[GOAL OF THE EXERCISE]:
Restate the data below word for word. Skip any images it contains.

── DATA

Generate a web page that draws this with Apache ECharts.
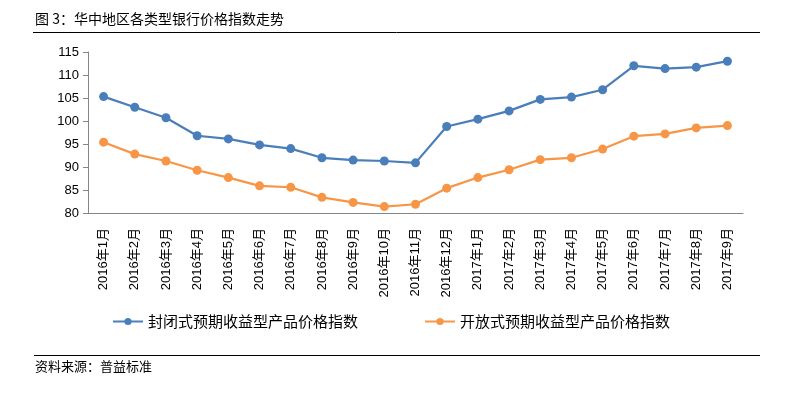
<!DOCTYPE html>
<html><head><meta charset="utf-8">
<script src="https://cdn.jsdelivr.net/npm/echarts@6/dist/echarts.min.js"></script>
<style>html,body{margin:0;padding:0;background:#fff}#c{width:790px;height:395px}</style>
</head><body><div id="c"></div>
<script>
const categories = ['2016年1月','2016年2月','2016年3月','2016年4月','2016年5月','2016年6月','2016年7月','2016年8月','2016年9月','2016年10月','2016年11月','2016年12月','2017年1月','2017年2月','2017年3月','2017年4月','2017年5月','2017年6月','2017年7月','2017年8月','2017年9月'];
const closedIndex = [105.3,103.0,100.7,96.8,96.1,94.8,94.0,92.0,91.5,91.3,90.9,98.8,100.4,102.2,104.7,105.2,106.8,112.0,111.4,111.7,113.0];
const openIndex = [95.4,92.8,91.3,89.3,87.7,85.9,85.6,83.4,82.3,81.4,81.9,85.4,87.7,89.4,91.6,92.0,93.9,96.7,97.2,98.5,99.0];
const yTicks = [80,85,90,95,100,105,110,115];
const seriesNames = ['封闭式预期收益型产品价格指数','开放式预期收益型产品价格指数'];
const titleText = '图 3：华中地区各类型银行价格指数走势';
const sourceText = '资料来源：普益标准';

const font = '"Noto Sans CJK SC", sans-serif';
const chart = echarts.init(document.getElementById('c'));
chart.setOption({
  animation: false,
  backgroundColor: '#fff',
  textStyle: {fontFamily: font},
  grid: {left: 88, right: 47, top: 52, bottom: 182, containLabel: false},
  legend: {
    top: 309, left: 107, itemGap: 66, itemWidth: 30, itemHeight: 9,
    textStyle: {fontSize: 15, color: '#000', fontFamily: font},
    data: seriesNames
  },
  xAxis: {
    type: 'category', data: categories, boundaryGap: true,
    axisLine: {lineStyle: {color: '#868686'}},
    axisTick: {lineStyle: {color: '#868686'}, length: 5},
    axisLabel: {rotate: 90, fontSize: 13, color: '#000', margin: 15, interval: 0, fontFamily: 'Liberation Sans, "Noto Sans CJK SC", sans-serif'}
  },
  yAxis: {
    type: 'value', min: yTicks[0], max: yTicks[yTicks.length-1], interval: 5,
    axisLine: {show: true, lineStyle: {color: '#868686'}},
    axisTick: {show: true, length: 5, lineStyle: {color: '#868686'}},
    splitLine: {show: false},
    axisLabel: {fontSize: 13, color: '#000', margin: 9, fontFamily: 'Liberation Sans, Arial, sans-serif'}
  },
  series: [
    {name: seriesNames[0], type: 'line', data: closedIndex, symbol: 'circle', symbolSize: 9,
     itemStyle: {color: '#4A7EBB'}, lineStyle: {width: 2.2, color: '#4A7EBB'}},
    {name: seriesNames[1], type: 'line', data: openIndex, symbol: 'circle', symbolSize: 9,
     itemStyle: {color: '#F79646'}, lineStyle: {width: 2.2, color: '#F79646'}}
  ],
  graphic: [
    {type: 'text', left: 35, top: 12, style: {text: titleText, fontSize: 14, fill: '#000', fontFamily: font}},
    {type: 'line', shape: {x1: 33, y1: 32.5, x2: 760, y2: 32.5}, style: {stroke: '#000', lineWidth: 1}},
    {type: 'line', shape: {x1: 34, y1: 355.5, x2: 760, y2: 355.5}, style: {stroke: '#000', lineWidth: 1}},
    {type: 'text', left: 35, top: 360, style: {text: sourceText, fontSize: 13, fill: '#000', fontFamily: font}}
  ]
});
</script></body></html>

────

[FULL RESPONSE]:
Generate a web page that draws this with Apache ECharts.
<!DOCTYPE html>
<html><head><meta charset="utf-8">
<script src="https://cdn.jsdelivr.net/npm/echarts@6/dist/echarts.min.js"></script>
<style>html,body{margin:0;padding:0;background:#fff}#c{width:790px;height:395px}</style>
</head><body><div id="c"></div>
<script>
const categories = ['2016年1月','2016年2月','2016年3月','2016年4月','2016年5月','2016年6月','2016年7月','2016年8月','2016年9月','2016年10月','2016年11月','2016年12月','2017年1月','2017年2月','2017年3月','2017年4月','2017年5月','2017年6月','2017年7月','2017年8月','2017年9月'];
const closedIndex = [105.3,103.0,100.7,96.8,96.1,94.8,94.0,92.0,91.5,91.3,90.9,98.8,100.4,102.2,104.7,105.2,106.8,112.0,111.4,111.7,113.0];
const openIndex = [95.4,92.8,91.3,89.3,87.7,85.9,85.6,83.4,82.3,81.4,81.9,85.4,87.7,89.4,91.6,92.0,93.9,96.7,97.2,98.5,99.0];
const yTicks = [80,85,90,95,100,105,110,115];
const seriesNames = ['封闭式预期收益型产品价格指数','开放式预期收益型产品价格指数'];
const titleText = '图 3：华中地区各类型银行价格指数走势';
const sourceText = '资料来源：普益标准';

const font = '"Noto Sans CJK SC", sans-serif';
const chart = echarts.init(document.getElementById('c'));
chart.setOption({
  animation: false,
  backgroundColor: '#fff',
  textStyle: {fontFamily: font},
  grid: {left: 88, right: 47, top: 52, bottom: 182, containLabel: false},
  legend: {
    top: 309, left: 107, itemGap: 66, itemWidth: 30, itemHeight: 9,
    textStyle: {fontSize: 15, color: '#000', fontFamily: font},
    data: seriesNames
  },
  xAxis: {
    type: 'category', data: categories, boundaryGap: true,
    axisLine: {lineStyle: {color: '#868686'}},
    axisTick: {lineStyle: {color: '#868686'}, length: 5},
    axisLabel: {rotate: 90, fontSize: 13, color: '#000', margin: 15, interval: 0, fontFamily: 'Liberation Sans, "Noto Sans CJK SC", sans-serif'}
  },
  yAxis: {
    type: 'value', min: yTicks[0], max: yTicks[yTicks.length-1], interval: 5,
    axisLine: {show: true, lineStyle: {color: '#868686'}},
    axisTick: {show: true, length: 5, lineStyle: {color: '#868686'}},
    splitLine: {show: false},
    axisLabel: {fontSize: 13, color: '#000', margin: 9, fontFamily: 'Liberation Sans, Arial, sans-serif'}
  },
  series: [
    {name: seriesNames[0], type: 'line', data: closedIndex, symbol: 'circle', symbolSize: 9,
     itemStyle: {color: '#4A7EBB'}, lineStyle: {width: 2.2, color: '#4A7EBB'}},
    {name: seriesNames[1], type: 'line', data: openIndex, symbol: 'circle', symbolSize: 9,
     itemStyle: {color: '#F79646'}, lineStyle: {width: 2.2, color: '#F79646'}}
  ],
  graphic: [
    {type: 'text', left: 35, top: 12, style: {text: titleText, fontSize: 14, fill: '#000', fontFamily: font}},
    {type: 'line', shape: {x1: 33, y1: 32.5, x2: 760, y2: 32.5}, style: {stroke: '#000', lineWidth: 1}},
    {type: 'line', shape: {x1: 34, y1: 355.5, x2: 760, y2: 355.5}, style: {stroke: '#000', lineWidth: 1}},
    {type: 'text', left: 35, top: 360, style: {text: sourceText, fontSize: 13, fill: '#000', fontFamily: font}}
  ]
});
</script></body></html>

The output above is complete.